Guns & Patriots

New York’s SCOPE a grassroots response to Cuomo reign

New York's SCOPE a grassroots response to Cuomo reign
Photo: AP Housing and Urban Development Secretary Andrew Cuomo, left, gets ready for a pheasant hunt in Savannah, N.Y., as New York assemblymen Dick Smith, center, of Buffalo, N.Y., and Michael Bragman, right, of Cicero, N.Y., stand with him.

Community outcry produces quick results after leading gun rights group is told to cease using pro-Second Amendment material at New York county fairgrounds.

“Officials at the Erie County Fair said unless our signs pertain to hunting, pro-Second Amendment literature is off-limits for being too political and too controversial,” said Stephen J. Aldstadt, president of Shooters Committee on Political Education.   SCOPE was founded in 1965 by a group of gun owners in western New York whose focus is the protection and preservation of the right to keep and bear arms.

SCOPE has purchased a display table at the annual county fair for the past 25 years, he said.  “This has never been an issue before.”  The Erie County Agricultural Society which is a private not-for-profit corporation produces the fair each year.

The day before they opened last week, SCOPE members were setting up their table and fair officials demanded they remove their signs and bumper stickers, he said.  “I was flabbergasted; we are a non-profit organization with a 5500 statewide membership, requesting donations for those items are how we raise funds.”

Failure to comply with the policies and procedures of ECAG may result in a fine or in a failure to renew any future licensing, he said. “We removed the material from the fairgrounds.”

“SCOPE has distributed signs and stickers at other county fairs, including Wyoming, Orleans, Chautauqua and Cattaraugus Counties without any other official complaining,” said Aldstadt.

SCOPE lawn signs read: “Repeal the S.A.F.E. Act Defend your Rights” (cost $19.99)

SCOPE car-bumper stickers read: “What part of “SHALL NOT BE INFRINGED” don’t you understand?” “Protect our Constitution IMPEACH CUOMO” and “Second Amendment in not about duck hunting.” (cost $2.00 each)

The state legislature passed and Gov. Andrew M. Cuomo signed into law the New York Secure Ammunition and Firearms Enforcement Act on Jan. 15.  The SAFE Act has been heavily criticized by gun owners since its rush passage.
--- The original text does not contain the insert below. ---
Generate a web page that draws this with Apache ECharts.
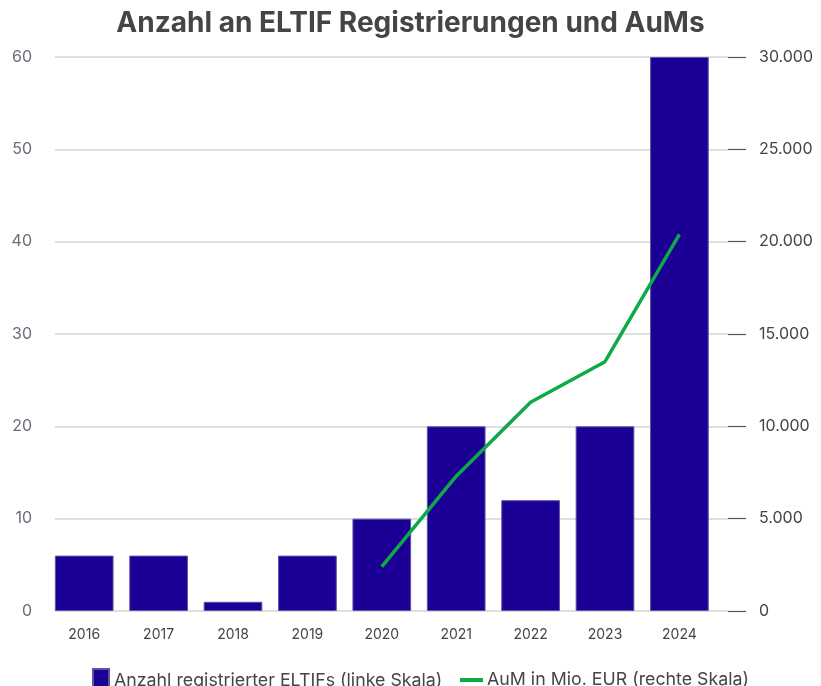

“County legislators support repeal, they must be controversial too,” said Aldstadt.

In a formal resolution and in a bi-partisan vote of 7 to 4, Erie County lawmakers concluded (in part) that certain aspects of the SAFE Act appear to be knee-jerk reactions made without the benefit of appropriate contemplation at best, or, at worst, disingenuous fee grabs cloaked as security measures.

“Initially I think we were targeted for being anti-SAFE Act, but ECAS has since backtracked from its position,” he said.

Via social networks, phone calls, and email blasts, he said getting the word out to the public and media forced ECAS into capitulating. “While I was on the air with a local radio program the next morning to discuss the story, a representative from ECAS called in to say their group was pro-gun.”

ECAS said for safety reasons it is their policy that no person or group be permitted to distribute bumper stickers of any kind at the fairgrounds, he said.  “The end result is that we can display the lawn signs, but not the bumper stickers.”

Aldstadt said SCOPE sold over 10,000 signs in the last two months and they just ordered 10,000 more.  “We plan on getting our signs everywhere.”

SCOPE is preparing a lawsuit against New York State for violating the U.S. and New York State Constitutions in enacting the SAFE Act, he said.  “We will be filing a complaint in the U.S. District Court, Northern District of New York, shortly.”

“With 3200-plus protesters, Aldstadt lit-up the crowd at Niagara Square when he spoke in opposition to the SAFE Act at the second largest rally in Buffalo history on Jan.19,” said John Rus Thompson, army veteran and founder of TEA New York, a grassroots organization whose mission is to actively promote efficient and acceptable government reform.

SCOPE is good at educating the people and the lawmakers about gun rights, he said.  “It is normal routine for Albany lawmakers to receive input from SCOPE before a gun law is considered.”

Not this time around, he said.  “The original bill was hastily rushed into law with zero impact from SCOPE or any other experts.”

Gun rights are important to citizens in western New York, said the SCOPE member and gun owner for close to 40 years. “The SAFE Act does not pass constitutional muster and is extremely unpopular in this area.”

SCOPE’s media blitz about the story encouraged people into action, said Thompson.  “Those who contacted ECAS to demand answers put pressure on them to backtrack from their anti-Second Amendment position.”